### Data rows
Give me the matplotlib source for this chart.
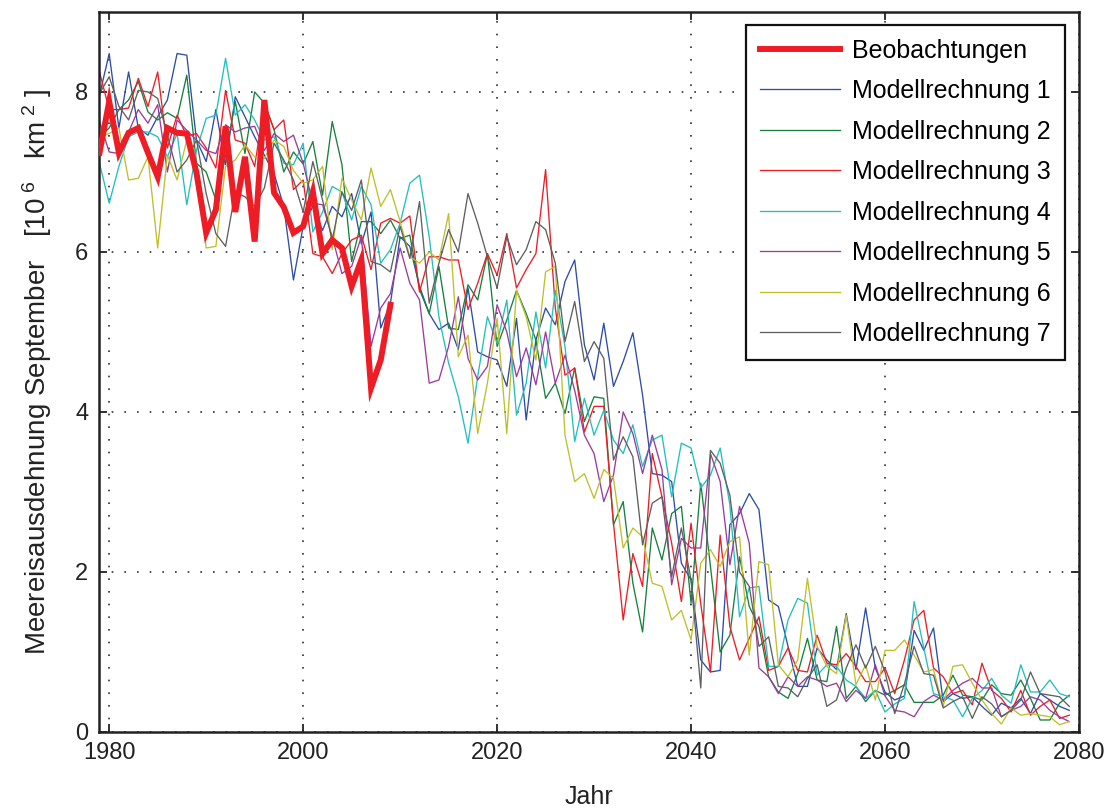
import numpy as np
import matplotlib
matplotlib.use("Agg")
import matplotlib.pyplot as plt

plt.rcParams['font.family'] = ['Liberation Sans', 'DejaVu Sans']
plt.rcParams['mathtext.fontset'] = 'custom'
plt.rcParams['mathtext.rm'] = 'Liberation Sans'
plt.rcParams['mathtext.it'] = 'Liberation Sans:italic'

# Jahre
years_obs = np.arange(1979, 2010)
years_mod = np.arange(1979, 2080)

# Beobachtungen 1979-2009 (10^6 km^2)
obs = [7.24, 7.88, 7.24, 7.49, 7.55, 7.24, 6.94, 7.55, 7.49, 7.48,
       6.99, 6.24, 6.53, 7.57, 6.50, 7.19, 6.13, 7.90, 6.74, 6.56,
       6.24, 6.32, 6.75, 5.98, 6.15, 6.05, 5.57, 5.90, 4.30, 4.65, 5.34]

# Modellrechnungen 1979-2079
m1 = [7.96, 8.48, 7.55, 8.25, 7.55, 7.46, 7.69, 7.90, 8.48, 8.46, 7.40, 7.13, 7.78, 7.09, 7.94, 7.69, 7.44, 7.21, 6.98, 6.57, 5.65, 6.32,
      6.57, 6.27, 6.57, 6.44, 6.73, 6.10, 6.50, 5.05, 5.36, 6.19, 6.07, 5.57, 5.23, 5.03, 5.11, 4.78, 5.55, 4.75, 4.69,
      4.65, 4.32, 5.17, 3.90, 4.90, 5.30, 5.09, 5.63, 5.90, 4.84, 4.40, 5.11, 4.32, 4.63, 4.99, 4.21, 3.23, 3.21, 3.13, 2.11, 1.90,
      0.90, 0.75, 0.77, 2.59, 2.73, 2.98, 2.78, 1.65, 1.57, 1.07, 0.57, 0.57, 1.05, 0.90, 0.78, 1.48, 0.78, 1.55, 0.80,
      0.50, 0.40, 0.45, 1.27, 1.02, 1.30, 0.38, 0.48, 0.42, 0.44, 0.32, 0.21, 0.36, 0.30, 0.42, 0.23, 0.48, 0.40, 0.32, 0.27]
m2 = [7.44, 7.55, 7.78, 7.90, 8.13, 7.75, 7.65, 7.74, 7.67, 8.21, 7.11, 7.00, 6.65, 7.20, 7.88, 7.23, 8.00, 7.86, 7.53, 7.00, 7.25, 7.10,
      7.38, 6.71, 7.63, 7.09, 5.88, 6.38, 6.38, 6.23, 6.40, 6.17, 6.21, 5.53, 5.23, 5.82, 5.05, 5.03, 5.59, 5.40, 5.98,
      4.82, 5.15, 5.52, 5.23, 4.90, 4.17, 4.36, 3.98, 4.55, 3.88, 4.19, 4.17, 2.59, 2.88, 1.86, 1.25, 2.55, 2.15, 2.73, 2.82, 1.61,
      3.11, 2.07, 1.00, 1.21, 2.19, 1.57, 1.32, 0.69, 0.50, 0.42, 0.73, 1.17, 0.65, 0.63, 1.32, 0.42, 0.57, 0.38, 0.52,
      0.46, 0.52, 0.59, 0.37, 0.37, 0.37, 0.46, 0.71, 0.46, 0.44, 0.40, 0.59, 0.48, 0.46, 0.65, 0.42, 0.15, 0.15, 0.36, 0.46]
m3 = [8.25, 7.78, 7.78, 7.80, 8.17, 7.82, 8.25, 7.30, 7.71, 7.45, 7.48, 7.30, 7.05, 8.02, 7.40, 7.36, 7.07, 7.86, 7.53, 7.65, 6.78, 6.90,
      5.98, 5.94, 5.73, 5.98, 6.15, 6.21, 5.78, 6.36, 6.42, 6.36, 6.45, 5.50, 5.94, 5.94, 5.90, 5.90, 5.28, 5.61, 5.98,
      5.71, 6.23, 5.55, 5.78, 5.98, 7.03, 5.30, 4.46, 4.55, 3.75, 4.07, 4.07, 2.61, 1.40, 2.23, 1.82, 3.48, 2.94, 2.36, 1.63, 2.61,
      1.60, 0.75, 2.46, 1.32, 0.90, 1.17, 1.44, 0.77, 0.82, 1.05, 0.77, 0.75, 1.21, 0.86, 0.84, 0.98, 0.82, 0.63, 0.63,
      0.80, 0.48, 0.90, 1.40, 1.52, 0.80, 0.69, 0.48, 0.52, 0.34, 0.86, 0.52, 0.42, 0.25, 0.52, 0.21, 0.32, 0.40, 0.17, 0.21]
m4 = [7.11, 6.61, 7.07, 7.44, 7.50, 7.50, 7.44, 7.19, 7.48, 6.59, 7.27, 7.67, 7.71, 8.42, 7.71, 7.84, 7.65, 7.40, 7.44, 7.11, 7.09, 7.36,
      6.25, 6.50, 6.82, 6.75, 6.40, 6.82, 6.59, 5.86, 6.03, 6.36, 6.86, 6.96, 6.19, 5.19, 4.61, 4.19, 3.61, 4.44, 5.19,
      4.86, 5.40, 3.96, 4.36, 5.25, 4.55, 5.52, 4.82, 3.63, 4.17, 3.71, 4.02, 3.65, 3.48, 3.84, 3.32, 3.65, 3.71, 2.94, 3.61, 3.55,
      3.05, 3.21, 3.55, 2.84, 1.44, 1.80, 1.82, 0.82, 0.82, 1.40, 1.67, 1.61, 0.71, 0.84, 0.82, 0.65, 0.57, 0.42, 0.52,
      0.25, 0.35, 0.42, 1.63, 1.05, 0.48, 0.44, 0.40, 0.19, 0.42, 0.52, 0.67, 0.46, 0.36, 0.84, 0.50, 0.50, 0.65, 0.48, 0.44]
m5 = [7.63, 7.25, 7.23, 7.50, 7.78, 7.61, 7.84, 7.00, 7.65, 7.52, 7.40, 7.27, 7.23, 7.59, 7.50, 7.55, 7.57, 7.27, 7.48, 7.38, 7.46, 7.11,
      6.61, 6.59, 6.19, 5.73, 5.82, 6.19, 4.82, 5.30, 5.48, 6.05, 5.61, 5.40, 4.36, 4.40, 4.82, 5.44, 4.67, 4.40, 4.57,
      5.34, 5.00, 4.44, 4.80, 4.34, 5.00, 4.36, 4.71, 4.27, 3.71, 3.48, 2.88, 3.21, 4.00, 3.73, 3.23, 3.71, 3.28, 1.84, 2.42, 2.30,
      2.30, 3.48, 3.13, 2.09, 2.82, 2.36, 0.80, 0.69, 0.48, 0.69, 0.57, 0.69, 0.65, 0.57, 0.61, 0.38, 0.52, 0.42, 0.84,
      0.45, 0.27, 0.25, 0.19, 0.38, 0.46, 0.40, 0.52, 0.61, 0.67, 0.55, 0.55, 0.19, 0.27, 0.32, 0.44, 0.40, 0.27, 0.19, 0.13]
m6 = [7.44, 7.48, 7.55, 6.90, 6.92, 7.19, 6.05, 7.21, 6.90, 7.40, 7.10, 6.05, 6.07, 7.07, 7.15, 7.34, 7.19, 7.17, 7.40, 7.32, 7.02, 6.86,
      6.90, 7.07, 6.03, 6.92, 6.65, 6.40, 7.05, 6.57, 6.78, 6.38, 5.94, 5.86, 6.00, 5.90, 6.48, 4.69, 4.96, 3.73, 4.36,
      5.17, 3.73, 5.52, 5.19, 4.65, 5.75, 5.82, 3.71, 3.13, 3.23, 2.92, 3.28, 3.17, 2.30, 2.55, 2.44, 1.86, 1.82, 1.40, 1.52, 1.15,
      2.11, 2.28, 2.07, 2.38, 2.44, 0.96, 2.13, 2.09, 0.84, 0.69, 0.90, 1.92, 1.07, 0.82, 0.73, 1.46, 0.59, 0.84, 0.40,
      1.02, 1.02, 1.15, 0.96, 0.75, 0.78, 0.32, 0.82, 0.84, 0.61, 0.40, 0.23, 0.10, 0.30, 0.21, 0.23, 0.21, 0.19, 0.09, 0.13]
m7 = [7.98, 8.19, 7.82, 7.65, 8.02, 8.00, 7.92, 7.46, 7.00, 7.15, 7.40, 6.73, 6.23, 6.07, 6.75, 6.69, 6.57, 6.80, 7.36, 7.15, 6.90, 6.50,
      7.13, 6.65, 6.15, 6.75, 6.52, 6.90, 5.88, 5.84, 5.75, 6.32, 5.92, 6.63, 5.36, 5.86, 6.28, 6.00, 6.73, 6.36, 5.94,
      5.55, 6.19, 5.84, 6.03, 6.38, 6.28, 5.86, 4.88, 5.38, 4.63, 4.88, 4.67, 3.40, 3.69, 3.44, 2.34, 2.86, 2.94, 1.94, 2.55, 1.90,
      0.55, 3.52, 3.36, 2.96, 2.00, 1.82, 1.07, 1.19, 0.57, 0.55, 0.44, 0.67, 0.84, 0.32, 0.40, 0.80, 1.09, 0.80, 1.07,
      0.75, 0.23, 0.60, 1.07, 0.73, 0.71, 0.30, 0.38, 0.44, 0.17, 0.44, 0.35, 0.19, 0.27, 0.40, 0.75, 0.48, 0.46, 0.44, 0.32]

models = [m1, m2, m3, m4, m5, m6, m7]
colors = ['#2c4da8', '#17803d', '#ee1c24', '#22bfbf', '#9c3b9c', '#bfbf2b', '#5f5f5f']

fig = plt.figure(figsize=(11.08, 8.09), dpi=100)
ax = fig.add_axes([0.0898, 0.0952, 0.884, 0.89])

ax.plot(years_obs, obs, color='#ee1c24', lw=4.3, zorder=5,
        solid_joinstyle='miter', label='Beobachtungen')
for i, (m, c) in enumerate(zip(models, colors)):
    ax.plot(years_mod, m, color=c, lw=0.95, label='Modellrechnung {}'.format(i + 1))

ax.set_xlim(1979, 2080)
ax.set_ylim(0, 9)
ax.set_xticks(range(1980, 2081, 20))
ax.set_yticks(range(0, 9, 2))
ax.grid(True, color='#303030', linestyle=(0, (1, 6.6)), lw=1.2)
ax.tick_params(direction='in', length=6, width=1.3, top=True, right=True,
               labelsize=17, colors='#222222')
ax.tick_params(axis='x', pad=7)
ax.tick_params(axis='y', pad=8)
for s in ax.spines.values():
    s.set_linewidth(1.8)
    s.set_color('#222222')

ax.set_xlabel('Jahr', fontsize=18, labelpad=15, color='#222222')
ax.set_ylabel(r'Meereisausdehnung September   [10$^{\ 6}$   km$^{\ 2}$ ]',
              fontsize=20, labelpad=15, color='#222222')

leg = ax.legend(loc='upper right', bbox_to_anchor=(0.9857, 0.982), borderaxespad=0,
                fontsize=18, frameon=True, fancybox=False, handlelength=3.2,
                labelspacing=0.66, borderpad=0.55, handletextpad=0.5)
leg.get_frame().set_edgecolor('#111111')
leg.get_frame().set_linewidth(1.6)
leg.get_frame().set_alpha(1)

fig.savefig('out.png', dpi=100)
######
### Data rows
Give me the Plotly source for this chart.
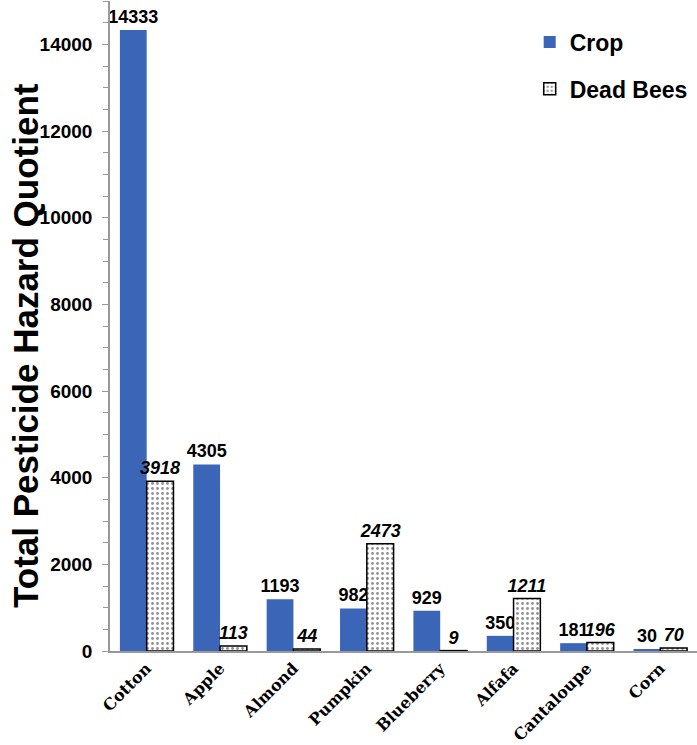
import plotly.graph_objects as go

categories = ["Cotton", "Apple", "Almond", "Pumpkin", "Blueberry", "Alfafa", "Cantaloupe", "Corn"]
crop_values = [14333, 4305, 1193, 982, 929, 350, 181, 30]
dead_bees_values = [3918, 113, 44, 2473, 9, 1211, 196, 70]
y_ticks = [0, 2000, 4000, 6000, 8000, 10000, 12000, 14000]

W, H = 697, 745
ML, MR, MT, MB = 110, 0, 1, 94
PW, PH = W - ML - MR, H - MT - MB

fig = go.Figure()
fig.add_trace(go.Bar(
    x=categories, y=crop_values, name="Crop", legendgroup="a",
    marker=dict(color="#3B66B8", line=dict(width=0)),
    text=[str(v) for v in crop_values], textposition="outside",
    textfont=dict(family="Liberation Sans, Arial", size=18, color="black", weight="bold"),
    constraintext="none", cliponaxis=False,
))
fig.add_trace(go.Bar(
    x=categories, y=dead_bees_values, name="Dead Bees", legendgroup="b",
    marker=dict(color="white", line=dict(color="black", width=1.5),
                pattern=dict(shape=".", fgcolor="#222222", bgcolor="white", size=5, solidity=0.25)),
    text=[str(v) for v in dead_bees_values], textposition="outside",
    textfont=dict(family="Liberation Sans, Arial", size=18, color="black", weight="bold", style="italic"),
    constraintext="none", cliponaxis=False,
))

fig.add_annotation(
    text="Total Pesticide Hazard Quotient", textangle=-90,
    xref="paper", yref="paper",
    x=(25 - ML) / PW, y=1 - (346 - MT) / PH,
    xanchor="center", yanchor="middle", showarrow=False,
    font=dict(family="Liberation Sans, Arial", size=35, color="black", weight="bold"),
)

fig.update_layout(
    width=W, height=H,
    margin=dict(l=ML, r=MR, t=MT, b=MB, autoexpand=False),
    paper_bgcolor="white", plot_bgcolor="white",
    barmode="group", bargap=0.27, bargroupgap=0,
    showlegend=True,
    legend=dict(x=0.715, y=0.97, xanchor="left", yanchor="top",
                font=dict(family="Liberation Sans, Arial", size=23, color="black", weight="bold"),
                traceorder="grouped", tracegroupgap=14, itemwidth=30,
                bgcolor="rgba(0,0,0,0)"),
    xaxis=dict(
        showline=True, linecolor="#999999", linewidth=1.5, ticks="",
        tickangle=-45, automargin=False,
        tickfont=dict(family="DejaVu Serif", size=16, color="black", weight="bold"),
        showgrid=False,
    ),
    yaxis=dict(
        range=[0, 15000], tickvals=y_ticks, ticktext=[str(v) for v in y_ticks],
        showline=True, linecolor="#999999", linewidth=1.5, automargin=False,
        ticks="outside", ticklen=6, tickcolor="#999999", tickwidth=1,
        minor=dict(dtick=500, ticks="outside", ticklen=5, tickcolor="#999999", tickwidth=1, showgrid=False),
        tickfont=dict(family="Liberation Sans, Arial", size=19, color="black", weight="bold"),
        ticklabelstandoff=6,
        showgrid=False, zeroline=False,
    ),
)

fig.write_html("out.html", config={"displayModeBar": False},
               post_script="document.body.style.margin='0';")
######
Leave out the pictures, and copy only the lines from the one holding "Give me the matplotlib source for this chart." through the one holding "plt.rcParams['mathtext.it'] = 'Liberation", exactly as written.

The output:
Give me the matplotlib source for this chart.
import numpy as np
import matplotlib
matplotlib.use("Agg")
import matplotlib.pyplot as plt

plt.rcParams['font.family'] = ['Liberation Sans', 'DejaVu Sans']
plt.rcParams['mathtext.fontset'] = 'custom'
plt.rcParams['mathtext.rm'] = 'Liberation Sans'
plt.rcParams['mathtext.it'] = 'Liberation Sans:italic'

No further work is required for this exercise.